PROMPT:
Reproduce exactly, with no pictures, each line from the opening of the material down through the line containing "plt.rcParams['font.family'] = ['Liberation".

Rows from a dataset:
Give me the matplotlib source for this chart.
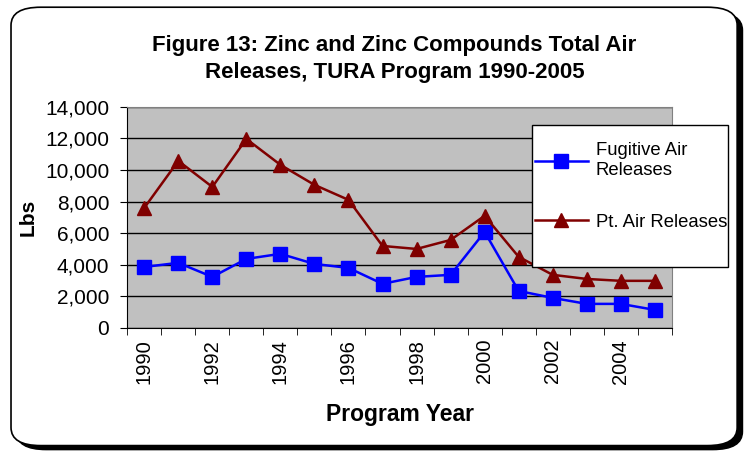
import matplotlib
matplotlib.use("Agg")
from matplotlib import pyplot as plt
from matplotlib.patches import FancyBboxPatch, Rectangle

"""
Zinc and zinc compounds air releases, TURA program 1990-2005
"""

years = list(range(1990, 2006))
fugitive = [3860, 4120, 3230, 4370, 4690, 4050, 3800, 2790,
            3230, 3360, 6080, 2340, 1900, 1520, 1520, 1140]
point = [7600, 10580, 8930, 11970, 10330, 9060, 8110, 5190,
         5000, 5570, 7100, 4500, 3360, 3100, 2980, 2980]
y_ticks = [0, 2000, 4000, 6000, 8000, 10000, 12000, 14000]

plt.rcParams['font.family'] = ['Liberation Sans', 'DejaVu Sans']

fig = plt.figure(figsize=(7.44, 4.51), dpi=100)

# rounded border with shadow
shadow = FancyBboxPatch((0.022, 0.003), 0.976, 0.97,
                        boxstyle="round,pad=0,rounding_size=0.04",
                        transform=fig.transFigure, facecolor='black',
                        edgecolor='black', zorder=0)
border = FancyBboxPatch((0.0148, 0.012), 0.976, 0.972,
                        boxstyle="round,pad=0,rounding_size=0.04",
                        transform=fig.transFigure, facecolor='white',
                        edgecolor='black', linewidth=1.2, zorder=1)
fig.patches.extend([shadow, border])

ax = fig.add_axes([0.171, 0.273, 0.732, 0.49])
ax.set_zorder(2)
ax.set_facecolor('#C0C0C0')

x = list(range(len(years)))
ax.plot(x, fugitive, color='#0000FF', marker='s', markersize=9.5,
        linewidth=1.8, label='Fugitive Air\nReleases')
ax.plot(x, point, color='#800000', marker='^', markersize=10.5,
        linewidth=1.8, label='Pt. Air Releases')

ax.set_xlim(-0.5, len(years) - 0.5)
ax.set_ylim(0, 14000)
ax.set_yticks(y_ticks)
ax.set_yticklabels(['{:,}'.format(v) for v in y_ticks], fontsize=15)
ax.set_xticks(x[::2])
ax.set_xticklabels([str(y) for y in years[::2]], rotation=90, fontsize=14.5)
ax.set_xticks([i - 0.5 for i in range(len(years) + 1)], minor=True)
ax.tick_params(axis='x', which='major', length=0, pad=8)
ax.tick_params(axis='x', which='minor', length=5, direction='out')
ax.tick_params(axis='y', length=5, direction='out', pad=8)
ax.grid(axis='y', color='black', linewidth=1)
ax.set_axisbelow(True)
for side in ['top', 'right']:
    ax.spines[side].set_color('#808080')
for side in ['left', 'bottom']:
    ax.spines[side].set_color('black')

ax.set_ylabel('Lbs', fontsize=15, fontweight='bold', labelpad=5)
ax.set_xlabel('Program Year', fontsize=16.5, fontweight='bold', labelpad=14)

fig.text(0.53, 0.869, 'Figure 13: Zinc and Zinc Compounds Total Air\n'
         'Releases, TURA Program 1990-2005', ha='center', va='center',
         fontsize=16, fontweight='bold', linespacing=1.35, zorder=3)

# legend box drawn by hand, Excel style
ax.add_patch(Rectangle((0.743, 0.276), 0.36, 0.643, transform=ax.transAxes,
                       facecolor='white', edgecolor='black', linewidth=1,
                       clip_on=False, zorder=4))
leg = ax.legend(loc='upper left', bbox_to_anchor=(0.748, 0.84),
                fontsize=13.3, frameon=False, borderpad=0, borderaxespad=0,
                labelspacing=1.9, handlelength=2.9, handletextpad=0.4)
leg.set_zorder(5)

plt.savefig('out.png', dpi=100)
plt.close()
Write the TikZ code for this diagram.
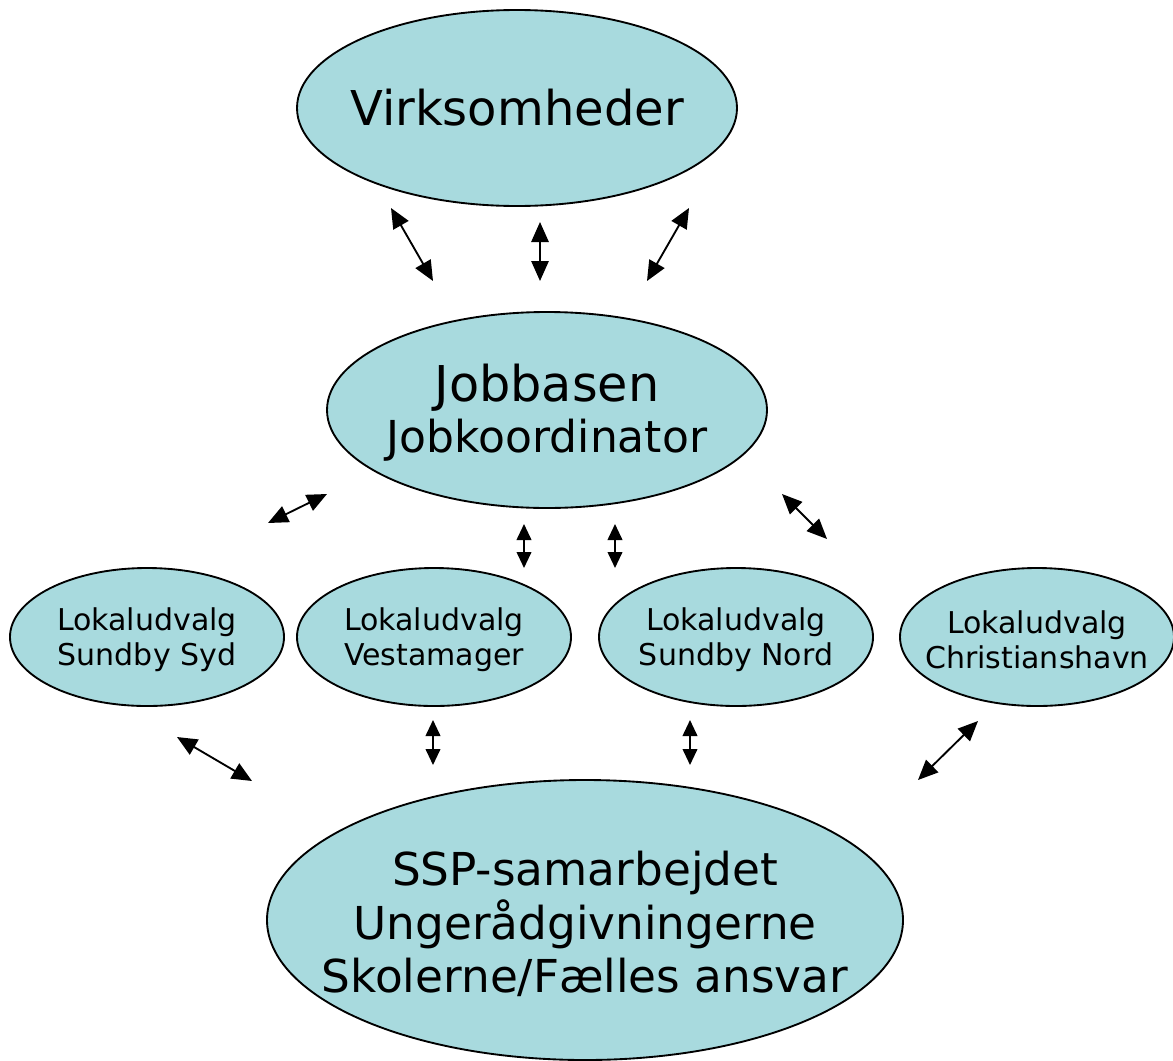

COMPLETE RESPONSE:
Give me the matplotlib source for this chart.
import matplotlib
matplotlib.use("Agg")
from matplotlib import pyplot as plt
from matplotlib.patches import FancyBboxPatch, Rectangle

"""
Zinc and zinc compounds air releases, TURA program 1990-2005
"""

years = list(range(1990, 2006))
fugitive = [3860, 4120, 3230, 4370, 4690, 4050, 3800, 2790,
            3230, 3360, 6080, 2340, 1900, 1520, 1520, 1140]
point = [7600, 10580, 8930, 11970, 10330, 9060, 8110, 5190,
         5000, 5570, 7100, 4500, 3360, 3100, 2980, 2980]
y_ticks = [0, 2000, 4000, 6000, 8000, 10000, 12000, 14000]

plt.rcParams['font.family'] = ['Liberation Sans', 'DejaVu Sans']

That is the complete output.